Impressive! the solution is fast as well as accurate.

Face Expression Recognition

Now that we have the detected landmarks, we will use them to recognize the facial expressions of people in the images/videos using the classical techniques. Our recognizor will be capable of identifying the following facial expressions:

Eyes Opened or Closed 😳 (can be used to check drowsiness, wink or shock expression)
Mouth Opened or Closed 😱 (can be used to check yawning)

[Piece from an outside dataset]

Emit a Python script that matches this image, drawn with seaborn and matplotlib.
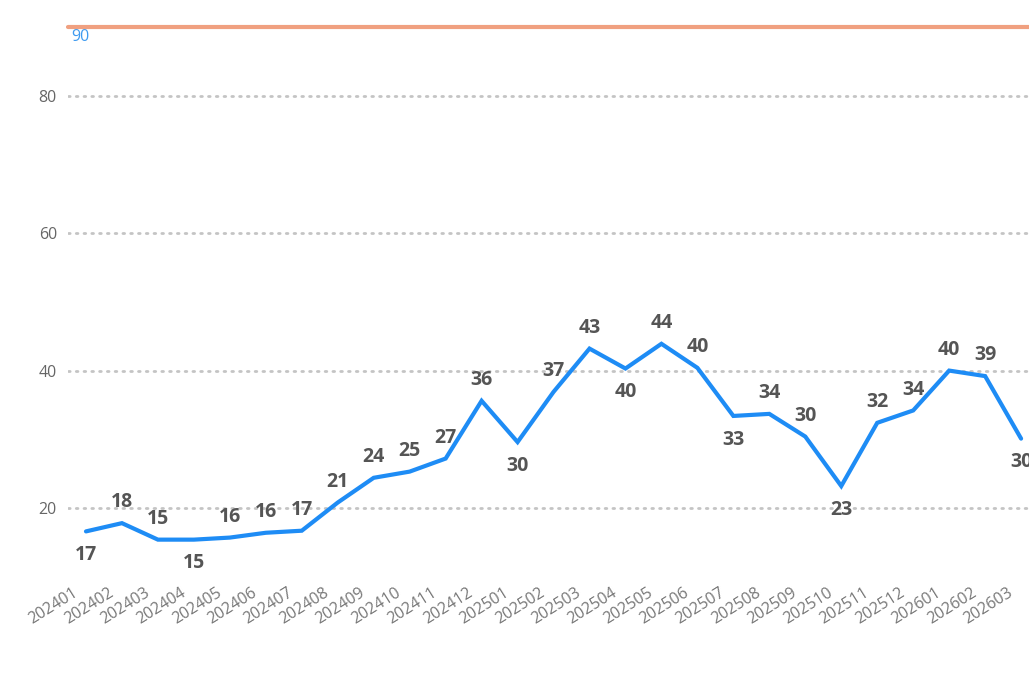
import matplotlib
matplotlib.use("Agg")
import matplotlib.pyplot as plt
import matplotlib.transforms as mtransforms
import seaborn as sns
import pandas as pd

periods = ["202401", "202402", "202403", "202404", "202405", "202406", "202407",
           "202408", "202409", "202410", "202411", "202412", "202501", "202502",
           "202503", "202504", "202505", "202506", "202507", "202508", "202509",
           "202510", "202511", "202512", "202601", "202602", "202603"]
values = [16.6, 17.8, 15.4, 15.4, 15.7, 16.4, 16.7, 20.8, 24.4, 25.3, 27.2, 35.6,
          29.6, 36.9, 43.2, 40.3, 43.9, 40.4, 33.4, 33.7, 30.4, 23.2, 32.4, 34.2,
          40.0, 39.2, 30.1]
label_side = ["b", "a", "a", "b", "a", "a", "a", "a", "a", "a", "a", "a",
              "b", "a", "a", "b", "a", "a", "b", "a", "a", "b", "a", "a",
              "a", "a", "b"]
reference_value = 90
y_ticks = [20, 40, 60, 80]

sns.set_theme(style="white")
plt.rcParams["font.family"] = ["Open Sans", "DejaVu Sans"]

df = pd.DataFrame({"period": periods, "value": values})

fig = plt.figure(figsize=(10.29, 6.80), dpi=100)
ax = fig.add_axes([68 / 1029, 1 - 576.75 / 680, (1029 - 68) / 1029, (576.75 - 27) / 680])

sns.lineplot(data=df, x="period", y="value", ax=ax, color="#1E8CF5",
             linewidth=3.0, sort=False, solid_joinstyle="miter", zorder=3)

ax.set_xlim(-0.5, 26.22)
ax.set_ylim(10, 90)

# reference line
ax.axhline(reference_value, color="#F0A080", linewidth=3.0, zorder=4, clip_on=False)
ax.text(0.003, reference_value - 0.3, str(reference_value), transform=ax.get_yaxis_transform(),
        color="#3F9BF0", fontsize=11.5, ha="left", va="top")

# gridlines
for t in y_ticks:
    ax.axhline(t, color="#C4C4C4", linewidth=2.0, linestyle=(0, (0.6, 2.2)),
               dash_capstyle="round", zorder=1)

ax.set_yticks(y_ticks)
ax.set_yticklabels([str(t) for t in y_ticks], color="#666666", fontsize=11.5)
ax.set_xticks(range(len(periods)))
ax.set_xticklabels(periods, rotation=32, ha="right", rotation_mode="anchor",
                   color="#777777", fontsize=11.5)
ax.tick_params(axis="y", length=0, pad=8)
ax.tick_params(axis="x", length=0, pad=6)
shift = mtransforms.ScaledTranslation(-14 / 100, 0, fig.dpi_scale_trans)
for lbl in ax.get_xticklabels():
    lbl.set_transform(lbl.get_transform() + shift)

ax.set_xlabel("")
ax.set_ylabel("")
for s in ax.spines.values():
    s.set_visible(False)

for i, (v, side) in enumerate(zip(values, label_side)):
    off = 15 if side == "a" else -17
    ax.annotate(f"{round(v)}", (i, v), xytext=(0, off), textcoords="offset points",
                ha="center", va="center", fontsize=14, fontweight="bold",
                color="#555555", annotation_clip=False)

fig.savefig("out.png", dpi=100)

For the sake of simplicity, we are only limiting this to two expressions. But if you want, you can easily extend this application to make it capable of identifying more facial expressions just by adding more conditional statements or maybe merging these two conditions. Like for example, eyes and mouth both wide open can represent surprise expression.

Create a Function to Calculate Size of a Face Part

First, we will create a function getSize() that will utilize detected landmarks to calculate the size of a face part. All we will need is to figure out a way to isolate the landmarks of the face part and luckily that can easily be done using the frozenset objects (attributes of the mp.solutions.face_mesh class), which contain the required indexes.

mp_face_mesh.FACEMESH_FACE_OVAL contains indexes of face outline.
mp_face_mesh.FACEMESH_LIPS contains indexes of lips.
mp_face_mesh.FACEMESH_LEFT_EYE contains indexes of left eye.
mp_face_mesh.FACEMESH_RIGHT_EYE contains indexes of right eye.
mp_face_mesh.FACEMESH_LEFT_EYEBROW contains indexes of left eyebrow.
mp_face_mesh.FACEMESH_RIGHT_EYEBROW contains indexes of right eyebrow.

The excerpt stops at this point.